Task brief: What follows is a set of records; restate each one word for word and drop the pictures.

Extracted entries:
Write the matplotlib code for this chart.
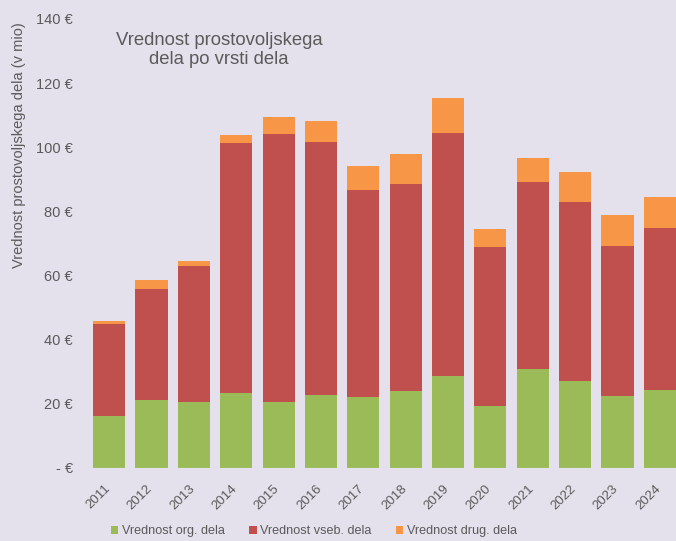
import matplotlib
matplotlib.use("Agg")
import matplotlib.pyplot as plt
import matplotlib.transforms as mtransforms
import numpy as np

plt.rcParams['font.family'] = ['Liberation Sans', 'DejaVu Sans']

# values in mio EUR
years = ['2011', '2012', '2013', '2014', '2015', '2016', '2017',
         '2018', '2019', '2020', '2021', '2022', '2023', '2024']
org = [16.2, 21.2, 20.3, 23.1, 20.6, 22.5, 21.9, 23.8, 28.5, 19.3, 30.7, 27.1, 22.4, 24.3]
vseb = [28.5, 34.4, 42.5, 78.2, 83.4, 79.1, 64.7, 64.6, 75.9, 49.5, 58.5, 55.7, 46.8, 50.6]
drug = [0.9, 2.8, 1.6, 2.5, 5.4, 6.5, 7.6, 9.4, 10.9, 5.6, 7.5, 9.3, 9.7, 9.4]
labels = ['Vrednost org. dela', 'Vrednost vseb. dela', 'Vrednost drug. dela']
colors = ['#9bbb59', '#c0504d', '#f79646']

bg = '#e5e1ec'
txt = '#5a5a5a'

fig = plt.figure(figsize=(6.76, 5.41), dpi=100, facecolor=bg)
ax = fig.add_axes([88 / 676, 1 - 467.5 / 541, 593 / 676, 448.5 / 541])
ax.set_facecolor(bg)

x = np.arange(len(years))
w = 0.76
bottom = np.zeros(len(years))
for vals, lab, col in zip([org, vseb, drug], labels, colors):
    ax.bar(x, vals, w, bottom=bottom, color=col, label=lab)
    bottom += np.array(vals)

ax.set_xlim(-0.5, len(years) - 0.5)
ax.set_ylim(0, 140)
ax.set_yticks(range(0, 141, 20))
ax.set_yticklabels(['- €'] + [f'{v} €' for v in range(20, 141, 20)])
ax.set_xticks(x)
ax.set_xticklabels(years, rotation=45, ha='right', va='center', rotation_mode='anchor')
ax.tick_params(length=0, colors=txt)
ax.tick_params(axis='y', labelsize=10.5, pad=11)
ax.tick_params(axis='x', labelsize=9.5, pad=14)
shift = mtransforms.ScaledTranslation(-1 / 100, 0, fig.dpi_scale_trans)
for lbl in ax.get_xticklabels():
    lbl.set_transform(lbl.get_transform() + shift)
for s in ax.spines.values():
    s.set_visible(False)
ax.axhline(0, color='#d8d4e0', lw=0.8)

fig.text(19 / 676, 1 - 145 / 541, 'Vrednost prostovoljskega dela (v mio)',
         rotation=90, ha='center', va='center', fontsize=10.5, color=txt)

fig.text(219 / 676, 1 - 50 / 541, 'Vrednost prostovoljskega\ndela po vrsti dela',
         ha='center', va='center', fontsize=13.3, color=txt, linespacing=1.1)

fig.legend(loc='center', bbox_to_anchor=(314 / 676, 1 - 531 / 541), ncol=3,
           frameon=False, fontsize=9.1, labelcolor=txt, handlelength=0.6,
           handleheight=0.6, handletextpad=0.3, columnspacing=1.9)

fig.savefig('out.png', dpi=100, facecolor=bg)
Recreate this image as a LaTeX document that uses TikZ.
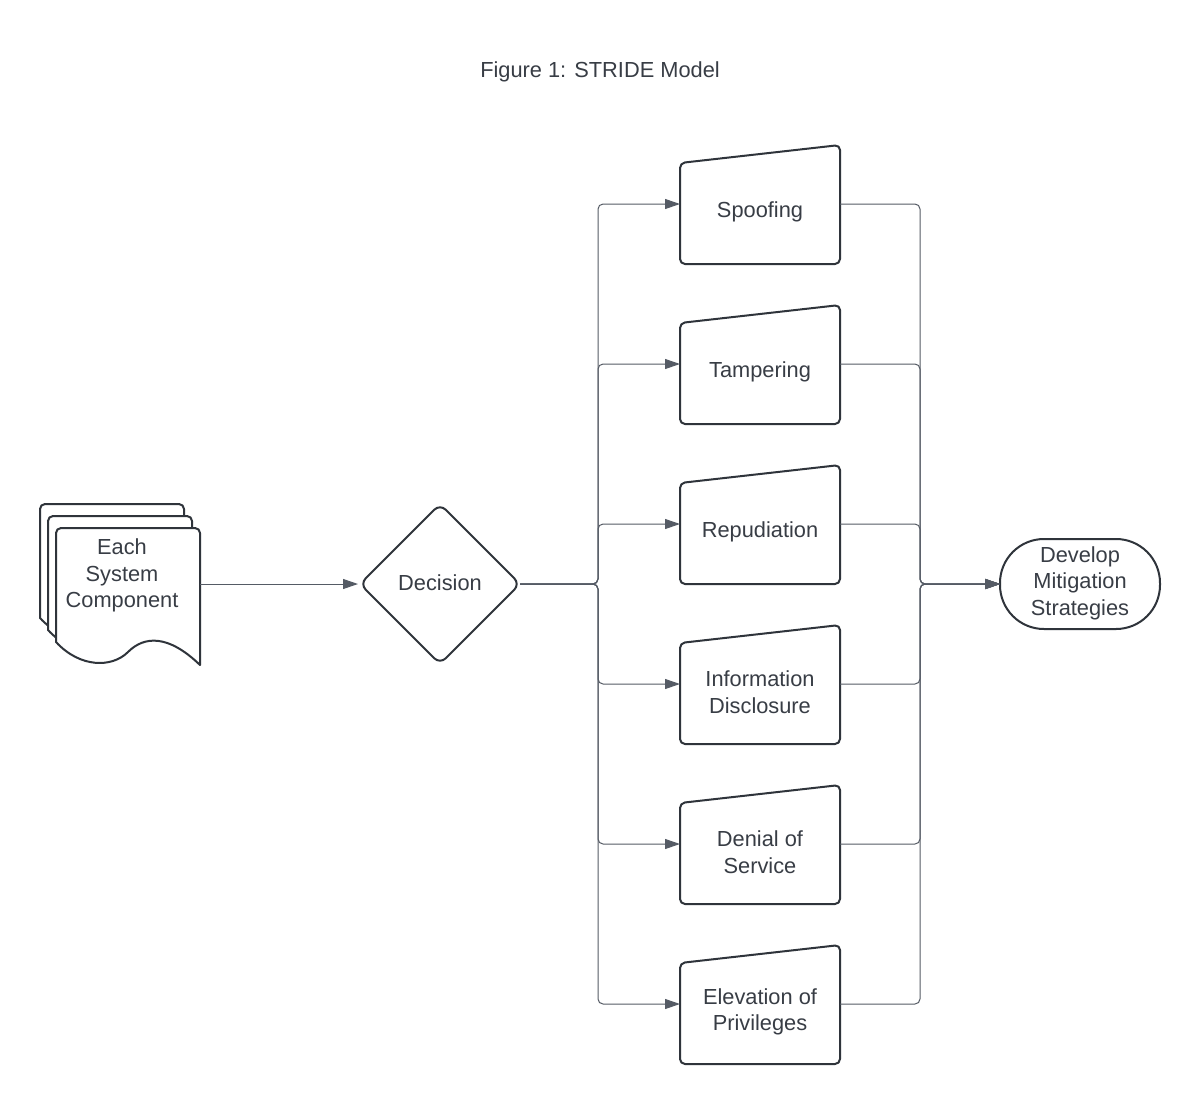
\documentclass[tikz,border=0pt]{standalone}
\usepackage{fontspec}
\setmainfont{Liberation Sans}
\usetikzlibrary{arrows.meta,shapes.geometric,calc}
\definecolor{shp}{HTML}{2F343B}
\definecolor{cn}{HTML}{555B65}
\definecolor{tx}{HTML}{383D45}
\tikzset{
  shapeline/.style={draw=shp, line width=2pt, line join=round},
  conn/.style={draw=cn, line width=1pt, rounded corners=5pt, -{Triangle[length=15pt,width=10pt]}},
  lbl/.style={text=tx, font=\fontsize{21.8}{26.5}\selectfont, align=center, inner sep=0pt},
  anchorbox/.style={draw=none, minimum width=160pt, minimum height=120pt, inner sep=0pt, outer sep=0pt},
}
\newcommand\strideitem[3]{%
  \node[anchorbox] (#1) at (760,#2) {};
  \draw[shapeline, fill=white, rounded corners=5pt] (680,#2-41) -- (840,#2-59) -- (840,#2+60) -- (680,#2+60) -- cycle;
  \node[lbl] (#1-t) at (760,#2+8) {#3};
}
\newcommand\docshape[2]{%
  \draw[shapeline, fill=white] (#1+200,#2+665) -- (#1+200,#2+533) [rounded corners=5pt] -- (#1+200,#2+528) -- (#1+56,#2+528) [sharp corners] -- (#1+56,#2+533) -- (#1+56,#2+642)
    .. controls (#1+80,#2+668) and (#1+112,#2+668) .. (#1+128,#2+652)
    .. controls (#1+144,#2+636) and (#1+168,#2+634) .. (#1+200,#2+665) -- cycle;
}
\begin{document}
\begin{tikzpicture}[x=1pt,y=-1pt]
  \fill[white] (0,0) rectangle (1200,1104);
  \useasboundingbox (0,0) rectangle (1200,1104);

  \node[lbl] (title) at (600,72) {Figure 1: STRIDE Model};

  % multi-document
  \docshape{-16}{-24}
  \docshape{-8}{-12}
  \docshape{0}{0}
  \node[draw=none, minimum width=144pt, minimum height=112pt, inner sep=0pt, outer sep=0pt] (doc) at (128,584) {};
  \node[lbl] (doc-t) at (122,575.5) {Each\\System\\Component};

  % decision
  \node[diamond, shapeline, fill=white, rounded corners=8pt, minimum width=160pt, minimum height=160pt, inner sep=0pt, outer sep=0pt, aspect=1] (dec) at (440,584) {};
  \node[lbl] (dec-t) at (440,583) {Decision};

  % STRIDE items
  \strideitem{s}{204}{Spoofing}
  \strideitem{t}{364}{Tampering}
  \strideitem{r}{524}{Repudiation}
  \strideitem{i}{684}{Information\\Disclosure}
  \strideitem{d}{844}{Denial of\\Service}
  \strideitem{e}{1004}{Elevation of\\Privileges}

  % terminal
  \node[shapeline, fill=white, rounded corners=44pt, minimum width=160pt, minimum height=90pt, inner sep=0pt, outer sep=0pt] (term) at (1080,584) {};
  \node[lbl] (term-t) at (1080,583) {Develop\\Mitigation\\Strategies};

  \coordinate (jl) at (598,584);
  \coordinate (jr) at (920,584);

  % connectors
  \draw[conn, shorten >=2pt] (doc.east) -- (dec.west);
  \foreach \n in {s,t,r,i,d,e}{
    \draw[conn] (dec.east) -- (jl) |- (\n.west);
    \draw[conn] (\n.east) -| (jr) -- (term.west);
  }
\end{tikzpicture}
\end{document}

Full answer:
Write the matplotlib code for this chart.
import matplotlib
matplotlib.use("Agg")
import matplotlib.pyplot as plt
import matplotlib.transforms as mtransforms
import numpy as np

plt.rcParams['font.family'] = ['Liberation Sans', 'DejaVu Sans']

# values in mio EUR
years = ['2011', '2012', '2013', '2014', '2015', '2016', '2017',
         '2018', '2019', '2020', '2021', '2022', '2023', '2024']
org = [16.2, 21.2, 20.3, 23.1, 20.6, 22.5, 21.9, 23.8, 28.5, 19.3, 30.7, 27.1, 22.4, 24.3]
vseb = [28.5, 34.4, 42.5, 78.2, 83.4, 79.1, 64.7, 64.6, 75.9, 49.5, 58.5, 55.7, 46.8, 50.6]
drug = [0.9, 2.8, 1.6, 2.5, 5.4, 6.5, 7.6, 9.4, 10.9, 5.6, 7.5, 9.3, 9.7, 9.4]
labels = ['Vrednost org. dela', 'Vrednost vseb. dela', 'Vrednost drug. dela']
colors = ['#9bbb59', '#c0504d', '#f79646']

bg = '#e5e1ec'
txt = '#5a5a5a'

fig = plt.figure(figsize=(6.76, 5.41), dpi=100, facecolor=bg)
ax = fig.add_axes([88 / 676, 1 - 467.5 / 541, 593 / 676, 448.5 / 541])
ax.set_facecolor(bg)

x = np.arange(len(years))
w = 0.76
bottom = np.zeros(len(years))
for vals, lab, col in zip([org, vseb, drug], labels, colors):
    ax.bar(x, vals, w, bottom=bottom, color=col, label=lab)
    bottom += np.array(vals)

ax.set_xlim(-0.5, len(years) - 0.5)
ax.set_ylim(0, 140)
ax.set_yticks(range(0, 141, 20))
ax.set_yticklabels(['- €'] + [f'{v} €' for v in range(20, 141, 20)])
ax.set_xticks(x)
ax.set_xticklabels(years, rotation=45, ha='right', va='center', rotation_mode='anchor')
ax.tick_params(length=0, colors=txt)
ax.tick_params(axis='y', labelsize=10.5, pad=11)
ax.tick_params(axis='x', labelsize=9.5, pad=14)
shift = mtransforms.ScaledTranslation(-1 / 100, 0, fig.dpi_scale_trans)
for lbl in ax.get_xticklabels():
    lbl.set_transform(lbl.get_transform() + shift)
for s in ax.spines.values():
    s.set_visible(False)
ax.axhline(0, color='#d8d4e0', lw=0.8)

fig.text(19 / 676, 1 - 145 / 541, 'Vrednost prostovoljskega dela (v mio)',
         rotation=90, ha='center', va='center', fontsize=10.5, color=txt)

fig.text(219 / 676, 1 - 50 / 541, 'Vrednost prostovoljskega\ndela po vrsti dela',
         ha='center', va='center', fontsize=13.3, color=txt, linespacing=1.1)

fig.legend(loc='center', bbox_to_anchor=(314 / 676, 1 - 531 / 541), ncol=3,
           frameon=False, fontsize=9.1, labelcolor=txt, handlelength=0.6,
           handleheight=0.6, handletextpad=0.3, columnspacing=1.9)

fig.savefig('out.png', dpi=100, facecolor=bg)
Recreate this image as a LaTeX document that uses TikZ.
\documentclass[tikz,border=0pt]{standalone}
\usepackage{fontspec}
\setmainfont{Liberation Sans}
\usetikzlibrary{arrows.meta,shapes.geometric,calc}
\definecolor{shp}{HTML}{2F343B}
\definecolor{cn}{HTML}{555B65}
\definecolor{tx}{HTML}{383D45}
\tikzset{
  shapeline/.style={draw=shp, line width=2pt, line join=round},
  conn/.style={draw=cn, line width=1pt, rounded corners=5pt, -{Triangle[length=15pt,width=10pt]}},
  lbl/.style={text=tx, font=\fontsize{21.8}{26.5}\selectfont, align=center, inner sep=0pt},
  anchorbox/.style={draw=none, minimum width=160pt, minimum height=120pt, inner sep=0pt, outer sep=0pt},
}
\newcommand\strideitem[3]{%
  \node[anchorbox] (#1) at (760,#2) {};
  \draw[shapeline, fill=white, rounded corners=5pt] (680,#2-41) -- (840,#2-59) -- (840,#2+60) -- (680,#2+60) -- cycle;
  \node[lbl] (#1-t) at (760,#2+8) {#3};
}
\newcommand\docshape[2]{%
  \draw[shapeline, fill=white] (#1+200,#2+665) -- (#1+200,#2+533) [rounded corners=5pt] -- (#1+200,#2+528) -- (#1+56,#2+528) [sharp corners] -- (#1+56,#2+533) -- (#1+56,#2+642)
    .. controls (#1+80,#2+668) and (#1+112,#2+668) .. (#1+128,#2+652)
    .. controls (#1+144,#2+636) and (#1+168,#2+634) .. (#1+200,#2+665) -- cycle;
}
\begin{document}
\begin{tikzpicture}[x=1pt,y=-1pt]
  \fill[white] (0,0) rectangle (1200,1104);
  \useasboundingbox (0,0) rectangle (1200,1104);

  \node[lbl] (title) at (600,72) {Figure 1: STRIDE Model};

  % multi-document
  \docshape{-16}{-24}
  \docshape{-8}{-12}
  \docshape{0}{0}
  \node[draw=none, minimum width=144pt, minimum height=112pt, inner sep=0pt, outer sep=0pt] (doc) at (128,584) {};
  \node[lbl] (doc-t) at (122,575.5) {Each\\System\\Component};

  % decision
  \node[diamond, shapeline, fill=white, rounded corners=8pt, minimum width=160pt, minimum height=160pt, inner sep=0pt, outer sep=0pt, aspect=1] (dec) at (440,584) {};
  \node[lbl] (dec-t) at (440,583) {Decision};

  % STRIDE items
  \strideitem{s}{204}{Spoofing}
  \strideitem{t}{364}{Tampering}
  \strideitem{r}{524}{Repudiation}
  \strideitem{i}{684}{Information\\Disclosure}
  \strideitem{d}{844}{Denial of\\Service}
  \strideitem{e}{1004}{Elevation of\\Privileges}

  % terminal
  \node[shapeline, fill=white, rounded corners=44pt, minimum width=160pt, minimum height=90pt, inner sep=0pt, outer sep=0pt] (term) at (1080,584) {};
  \node[lbl] (term-t) at (1080,583) {Develop\\Mitigation\\Strategies};

  \coordinate (jl) at (598,584);
  \coordinate (jr) at (920,584);

  % connectors
  \draw[conn, shorten >=2pt] (doc.east) -- (dec.west);
  \foreach \n in {s,t,r,i,d,e}{
    \draw[conn] (dec.east) -- (jl) |- (\n.west);
    \draw[conn] (\n.east) -| (jr) -- (term.west);
  }
\end{tikzpicture}
\end{document}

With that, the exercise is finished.